Antibiotics are medicines used to treat infections caused by bacteria such as tuberculosis, bloodstream infections and pneumonia. They kill the bacteria or stop them from growing. Antibiotic resistance arises when bacteria change to protect themselves against an antibiotic.
Findings in the WHO European Region
The report reveals high levels of resistance to third-generation cephalosporins in “Klebsiella pneumoniae” throughout the Region. These cephalosporins are often used as an alternative to penicillin, to treat pneumonia, strep throat, staphylococcal infections, tonsillitis, bronchitis and gonorrhoea.
In some settings, up to 60% of “Staphylococcus aureus” infections (commonly skin infections and respiratory disease) are reported to be resistant to methicillin, meaning that treatment with standard antibiotics does not work.
The report also notes that, although most countries in the European Union (EU) have well established national and international systems for tracking antibiotic resistance, countries in other parts of the WHO European Region urgently need to strengthen or establish such surveillance systems.
Activities in the WHO European Region
WHO/Europe and its partners are supporting countries outside the EU through the newly established Central Asian and Eastern European Surveillance of Antimicrobial Resistance (CAESAR) network.

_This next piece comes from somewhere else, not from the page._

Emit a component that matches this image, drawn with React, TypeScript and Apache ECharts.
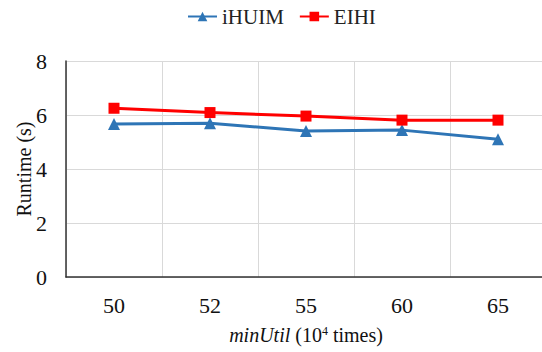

The aim is to set up a network of national surveillance systems to monitor antibiotic resistance in all countries in the European Region, ensuring standardized data collection so that information is comparable.
This is part of activities to implement the European strategic action plan on antibiotic resistance, adopted by Member States in the Region in 2011. It covers 7 key areas of action:
- promoting national intersectoral coordination;
- strengthening surveillance of antimicrobial resistance;
- strengthening surveillance and promoting stewardship of antimicrobial drug use;
- strengthening surveillance of resistance to and use of antimicrobial agents in the food animal industry;
- improving infection control and stewardship of antimicrobial resistance in health care settings;
- promoting research and innovation in new drugs and technology; and
- ensuring patient safety and improving awareness of antimicrobial use and resistance.